In the gathering darkness of this solstice season, and the gathering shadows of greed and systemic abuse in the world, it is tempting to vanish inward in a spirit of discouragement, fear, or sorrow. While these feelings are valid, they are not likely to accomplish much, so try your best to reframe your perspective so that your quietude is not torturous, but is rather nurturing and healing. You must not allow yourself to be overcome. You must remember who you are, and the power of one person's love.

How many times in your life has the kind word or gesture of one person changed everything in a moment for you? Countless times, to be sure. When you needed it, many times, loving people in your life came along and lit a lamp for you in your hour of confusion and murkiness. When you are feeling low, one of the most valuable things you can do is to recall those kindnesses, and to light your own heart like a candle, illuminating the way for someone else in pain for a while. Doing this may not end your own pain, but it can supply you with a different emotion for a while, and even that is enough. 

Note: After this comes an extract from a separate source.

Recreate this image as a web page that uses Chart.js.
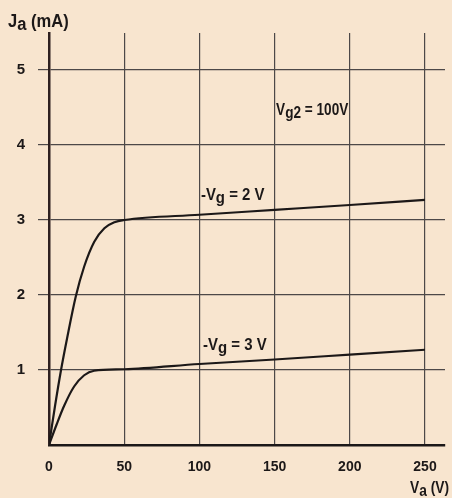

You can succumb to the glaring stressors and hide from the world, or you can soften into the glow of your own inner fire, warming yourself and others, even when times are tough. The choice is yours. Try it. You are allowed to emerge from the dark night of the year, and from the dark nights of the soul, feeling grateful for what you have and who you are, generous, pleased to participate in the joy of others, and aglow with the happiness that even a single moment of compassion can generate.

This winter solstice, and every season, you are the light. Don't forget.